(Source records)

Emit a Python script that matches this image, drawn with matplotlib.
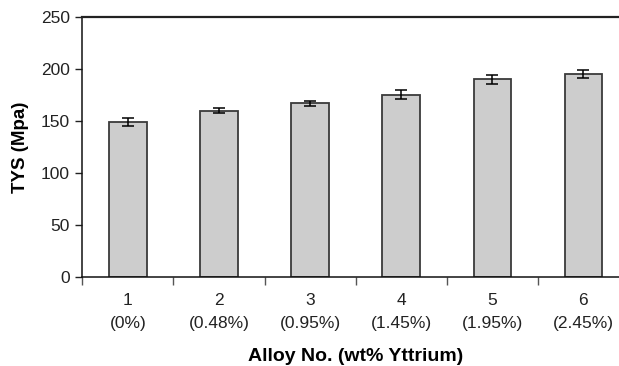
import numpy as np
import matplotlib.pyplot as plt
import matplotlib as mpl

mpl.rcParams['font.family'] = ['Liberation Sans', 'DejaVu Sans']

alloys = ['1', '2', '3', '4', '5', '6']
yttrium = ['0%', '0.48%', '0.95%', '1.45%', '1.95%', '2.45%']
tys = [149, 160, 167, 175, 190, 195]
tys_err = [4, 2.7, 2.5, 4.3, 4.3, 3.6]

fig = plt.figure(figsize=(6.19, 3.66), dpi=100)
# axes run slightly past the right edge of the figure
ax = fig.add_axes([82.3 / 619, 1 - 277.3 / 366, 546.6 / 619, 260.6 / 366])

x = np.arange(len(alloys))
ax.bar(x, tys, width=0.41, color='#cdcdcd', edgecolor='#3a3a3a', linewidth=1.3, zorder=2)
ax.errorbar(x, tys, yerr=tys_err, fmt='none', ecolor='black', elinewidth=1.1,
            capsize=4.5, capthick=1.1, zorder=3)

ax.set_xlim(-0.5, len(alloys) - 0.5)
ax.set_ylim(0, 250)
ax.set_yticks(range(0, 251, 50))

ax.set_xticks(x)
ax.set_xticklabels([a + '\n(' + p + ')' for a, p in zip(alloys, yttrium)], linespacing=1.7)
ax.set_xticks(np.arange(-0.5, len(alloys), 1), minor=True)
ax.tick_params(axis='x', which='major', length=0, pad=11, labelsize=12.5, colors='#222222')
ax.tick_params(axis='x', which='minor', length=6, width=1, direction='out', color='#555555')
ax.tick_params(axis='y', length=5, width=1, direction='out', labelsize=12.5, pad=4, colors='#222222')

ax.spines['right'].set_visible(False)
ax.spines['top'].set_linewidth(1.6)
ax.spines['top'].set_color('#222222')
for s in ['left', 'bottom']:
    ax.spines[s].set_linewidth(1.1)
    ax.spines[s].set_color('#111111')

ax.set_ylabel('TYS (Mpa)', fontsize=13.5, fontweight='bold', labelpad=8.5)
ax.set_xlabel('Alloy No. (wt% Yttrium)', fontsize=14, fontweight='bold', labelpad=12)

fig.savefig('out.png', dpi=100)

...

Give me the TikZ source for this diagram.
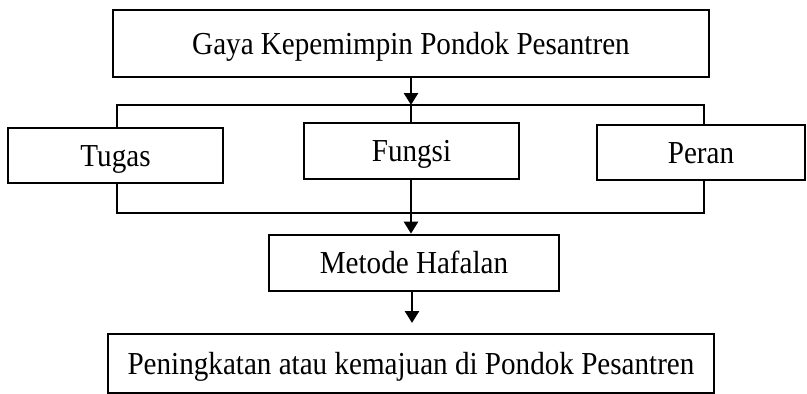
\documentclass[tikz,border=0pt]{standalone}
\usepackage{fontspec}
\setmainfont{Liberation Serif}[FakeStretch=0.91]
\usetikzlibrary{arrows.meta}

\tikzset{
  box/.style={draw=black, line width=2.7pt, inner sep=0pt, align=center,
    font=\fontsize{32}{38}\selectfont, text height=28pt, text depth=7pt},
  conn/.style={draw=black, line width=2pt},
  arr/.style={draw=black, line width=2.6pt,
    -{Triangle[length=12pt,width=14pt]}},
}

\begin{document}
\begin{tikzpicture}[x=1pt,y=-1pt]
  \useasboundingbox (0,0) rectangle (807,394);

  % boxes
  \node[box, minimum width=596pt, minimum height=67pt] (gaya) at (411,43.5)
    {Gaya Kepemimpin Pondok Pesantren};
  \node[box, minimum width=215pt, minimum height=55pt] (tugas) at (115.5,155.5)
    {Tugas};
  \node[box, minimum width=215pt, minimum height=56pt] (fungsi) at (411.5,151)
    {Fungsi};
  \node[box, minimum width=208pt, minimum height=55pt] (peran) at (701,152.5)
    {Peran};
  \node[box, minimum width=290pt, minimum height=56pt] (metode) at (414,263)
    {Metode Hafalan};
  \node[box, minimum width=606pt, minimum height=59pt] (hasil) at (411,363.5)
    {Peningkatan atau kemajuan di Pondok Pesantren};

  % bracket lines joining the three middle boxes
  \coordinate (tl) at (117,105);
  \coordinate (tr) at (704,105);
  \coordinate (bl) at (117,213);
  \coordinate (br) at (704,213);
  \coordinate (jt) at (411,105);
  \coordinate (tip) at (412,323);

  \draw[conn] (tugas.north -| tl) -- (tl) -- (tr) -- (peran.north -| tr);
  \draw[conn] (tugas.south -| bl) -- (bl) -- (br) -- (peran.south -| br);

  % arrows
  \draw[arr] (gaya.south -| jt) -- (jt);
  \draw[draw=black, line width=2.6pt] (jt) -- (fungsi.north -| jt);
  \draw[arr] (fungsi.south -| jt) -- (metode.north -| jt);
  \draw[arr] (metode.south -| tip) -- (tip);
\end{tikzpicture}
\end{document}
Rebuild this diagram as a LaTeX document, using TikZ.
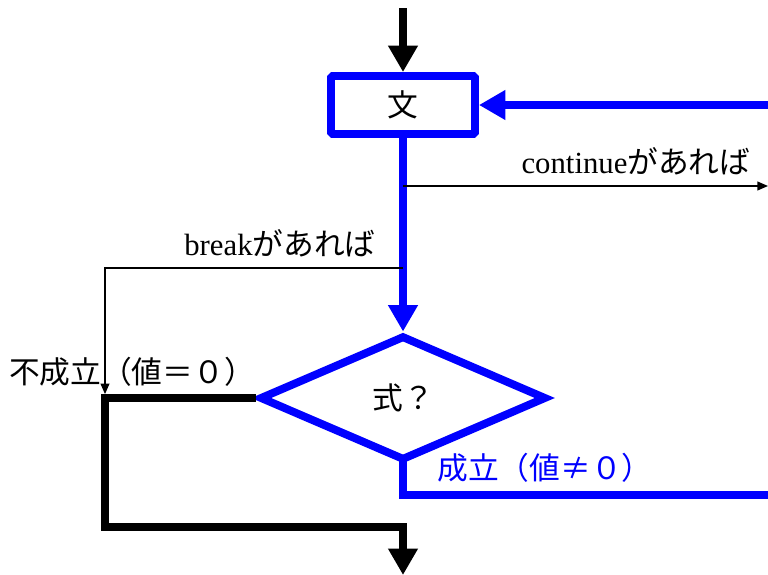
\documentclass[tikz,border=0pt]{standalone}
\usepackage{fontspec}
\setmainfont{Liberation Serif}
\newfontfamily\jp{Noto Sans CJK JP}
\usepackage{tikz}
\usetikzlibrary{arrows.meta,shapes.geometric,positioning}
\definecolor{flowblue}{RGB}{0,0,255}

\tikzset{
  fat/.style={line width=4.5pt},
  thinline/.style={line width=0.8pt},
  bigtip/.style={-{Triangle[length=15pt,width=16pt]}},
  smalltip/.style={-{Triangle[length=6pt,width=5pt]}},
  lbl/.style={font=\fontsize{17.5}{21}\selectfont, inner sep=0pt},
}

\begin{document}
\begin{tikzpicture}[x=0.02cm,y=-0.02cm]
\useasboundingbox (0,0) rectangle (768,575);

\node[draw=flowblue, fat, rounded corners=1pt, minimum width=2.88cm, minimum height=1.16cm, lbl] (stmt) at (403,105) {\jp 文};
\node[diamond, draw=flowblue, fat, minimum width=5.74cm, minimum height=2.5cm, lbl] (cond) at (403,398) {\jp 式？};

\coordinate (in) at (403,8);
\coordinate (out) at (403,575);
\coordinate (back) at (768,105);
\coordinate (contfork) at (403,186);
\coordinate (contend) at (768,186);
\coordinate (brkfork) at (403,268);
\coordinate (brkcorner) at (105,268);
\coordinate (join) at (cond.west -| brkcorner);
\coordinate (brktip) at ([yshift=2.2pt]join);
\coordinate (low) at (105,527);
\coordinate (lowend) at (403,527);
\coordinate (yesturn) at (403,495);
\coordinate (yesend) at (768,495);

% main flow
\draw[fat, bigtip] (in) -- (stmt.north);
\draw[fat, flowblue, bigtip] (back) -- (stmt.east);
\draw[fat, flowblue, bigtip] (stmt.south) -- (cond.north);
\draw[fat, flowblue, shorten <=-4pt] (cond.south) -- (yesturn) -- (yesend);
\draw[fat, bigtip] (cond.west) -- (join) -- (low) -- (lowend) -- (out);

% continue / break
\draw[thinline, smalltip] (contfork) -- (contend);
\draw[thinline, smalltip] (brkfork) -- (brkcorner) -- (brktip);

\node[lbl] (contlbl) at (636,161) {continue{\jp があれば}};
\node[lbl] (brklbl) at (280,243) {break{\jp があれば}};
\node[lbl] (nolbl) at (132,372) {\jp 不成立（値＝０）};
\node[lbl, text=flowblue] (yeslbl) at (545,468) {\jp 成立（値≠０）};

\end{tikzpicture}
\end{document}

▶ [EXERCISE REQUIREMENTS]:
Reproduce the data above exactly, but only the lines from the one showing "Emit a Python" through the one showing "fig.savefig('out.png', dpi=100)", with both ends kept and the pictures left out.

▶ [RESULT FOR THIS EXERCISE]:
Emit a Python script that matches this image, drawn with matplotlib.
import numpy as np
import matplotlib.pyplot as plt
import matplotlib as mpl

mpl.rcParams['font.family'] = ['Liberation Sans', 'DejaVu Sans']

alloys = ['1', '2', '3', '4', '5', '6']
yttrium = ['0%', '0.48%', '0.95%', '1.45%', '1.95%', '2.45%']
tys = [149, 160, 167, 175, 190, 195]
tys_err = [4, 2.7, 2.5, 4.3, 4.3, 3.6]

fig = plt.figure(figsize=(6.19, 3.66), dpi=100)
# axes run slightly past the right edge of the figure
ax = fig.add_axes([82.3 / 619, 1 - 277.3 / 366, 546.6 / 619, 260.6 / 366])

x = np.arange(len(alloys))
ax.bar(x, tys, width=0.41, color='#cdcdcd', edgecolor='#3a3a3a', linewidth=1.3, zorder=2)
ax.errorbar(x, tys, yerr=tys_err, fmt='none', ecolor='black', elinewidth=1.1,
            capsize=4.5, capthick=1.1, zorder=3)

ax.set_xlim(-0.5, len(alloys) - 0.5)
ax.set_ylim(0, 250)
ax.set_yticks(range(0, 251, 50))

ax.set_xticks(x)
ax.set_xticklabels([a + '\n(' + p + ')' for a, p in zip(alloys, yttrium)], linespacing=1.7)
ax.set_xticks(np.arange(-0.5, len(alloys), 1), minor=True)
ax.tick_params(axis='x', which='major', length=0, pad=11, labelsize=12.5, colors='#222222')
ax.tick_params(axis='x', which='minor', length=6, width=1, direction='out', color='#555555')
ax.tick_params(axis='y', length=5, width=1, direction='out', labelsize=12.5, pad=4, colors='#222222')

ax.spines['right'].set_visible(False)
ax.spines['top'].set_linewidth(1.6)
ax.spines['top'].set_color('#222222')
for s in ['left', 'bottom']:
    ax.spines[s].set_linewidth(1.1)
    ax.spines[s].set_color('#111111')

ax.set_ylabel('TYS (Mpa)', fontsize=13.5, fontweight='bold', labelpad=8.5)
ax.set_xlabel('Alloy No. (wt% Yttrium)', fontsize=14, fontweight='bold', labelpad=12)

fig.savefig('out.png', dpi=100)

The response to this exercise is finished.